Say the Lord’s Prayer. Sing or cant the Jesus Prayer.
Pray for family, friends, neighbors, and yourself.
Slowly and carefully read the passage of Scripture.
From memory, determine the central points.
These three parables, back to back in Luke’s Gospel, have a similar theme: something lost is found.
The audience, beside the Twelve, are the scribes and Pharisees, who were not seeking the lost but rather were condemning them as sinners. Jesus continues to reach out to these religious self-righteous ones.
One lost sheep is worth the shepherd’s great effort to rescue it. The woman, living in poverty, exerts every effort to find one lost coin, which represents a day’s wages.
The emphasis is on what is lost and the work required to recover that which is lost.
Two sons, the younger of which asks his father for what would be his when the father was dead.
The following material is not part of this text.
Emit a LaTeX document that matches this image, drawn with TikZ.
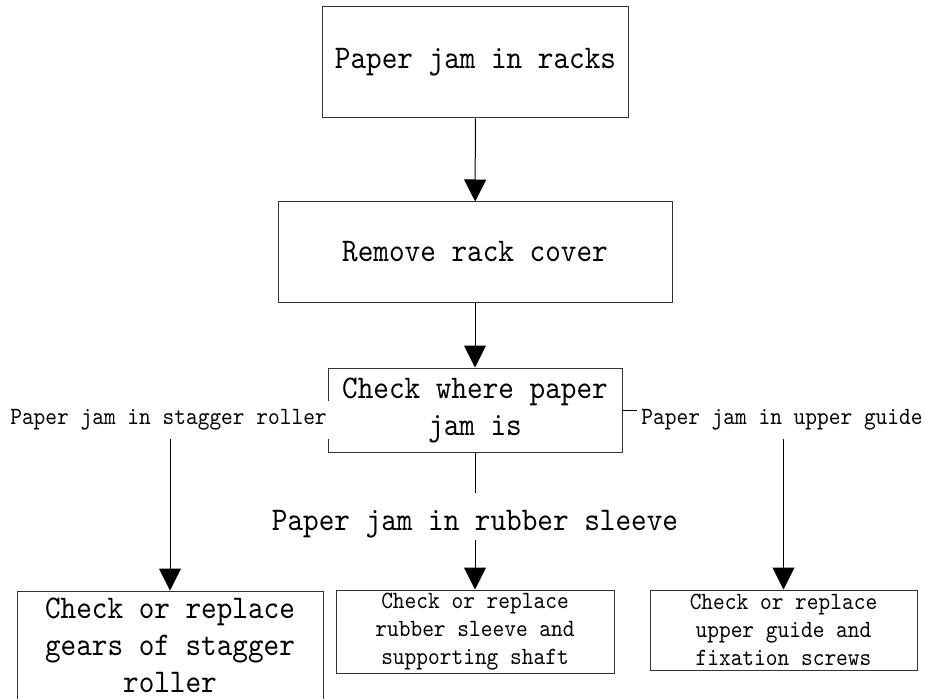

Not having to do so, the father grants the request. The son leaves, goes into a Gentile area, lives recklessly (in the Greek ‘prodigally,’ wastes all resources, and is forced, to live, to feed pigs, which to a Jewish man would be very shameful.
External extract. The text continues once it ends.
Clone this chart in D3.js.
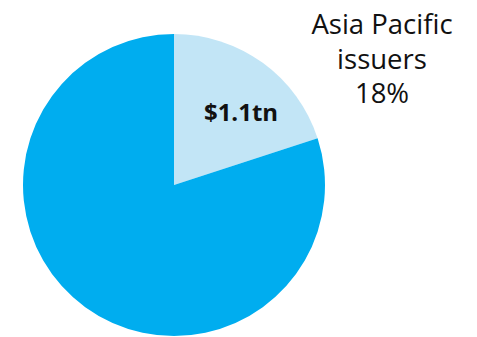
<!DOCTYPE html>
<html>
<head>
<meta charset="utf-8">
<script src="https://cdn.jsdelivr.net/npm/d3@7"></script>
<style>
  html, body { margin: 0; padding: 0; background: #fff; }
  svg { display: block; }
</style>
</head>
<body>
<svg id="chart" width="477" height="337"></svg>
<script>
// Issuance split, US$ trillion
const segments = ["Asia Pacific issuers", "Other issuers"];
const amounts = [1.1, 4.4];
const sliceColors = ["#c2e5f6", "#00adef"];
const valueLabel = "$1.1tn";
const calloutLines = ["Asia Pacific", "issuers", "18%"];

const svg = d3.select("#chart");
const cx = 174, cy = 185, radius = 151;

const pie = d3.pie().sort(null).value(d => d.value);
const arc = d3.arc().innerRadius(0).outerRadius(radius);
const data = segments.map((s, i) => ({ name: s, value: amounts[i] }));
const color = d3.scaleOrdinal().domain(segments).range(sliceColors);

const g = svg.append("g").attr("transform", `translate(${cx},${cy})`);
const arcs = pie(data);

g.selectAll("path")
  .data(arcs)
  .join("path")
  .attr("d", arc)
  .attr("fill", d => color(d.data.name));

// value label inside the highlighted slice
const labelArc = d3.arc().innerRadius(radius * 0.62).outerRadius(radius * 0.62);
const c = labelArc.centroid(arcs[0]);
g.append("text")
  .attr("x", c[0] + 12)
  .attr("y", c[1] + 12)
  .attr("text-anchor", "middle")
  .attr("font-family", "'Open Sans', sans-serif")
  .attr("font-weight", "bold")
  .attr("font-size", 24)
  .attr("fill", "#111")
  .text(valueLabel);

// callout text at the top right
svg.append("g")
  .selectAll("text")
  .data(calloutLines)
  .join("text")
  .attr("x", 382)
  .attr("y", (d, i) => 34 + i * 34.5)
  .attr("text-anchor", "middle")
  .attr("font-family", "'Open Sans', sans-serif")
  .attr("font-size", 27.5)
  .attr("fill", "#111")
  .text(d => d);
</script>
</body>
</html>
The lost son comes to himself, recalling his father’s generosity, and wants to return. He is willing to be as a hired hand and not as a son as he is fully aware of his bad behavior.
The father has been keeping watch for him, sees him from afar, and rushes to welcome him. Then the father calls for a great celebration, the noise of which comes to the ears of the elder brother who yet is angered by the celebration.
The father assures the elder son of his continued love for him and calls him to rejoice in the return of his brother.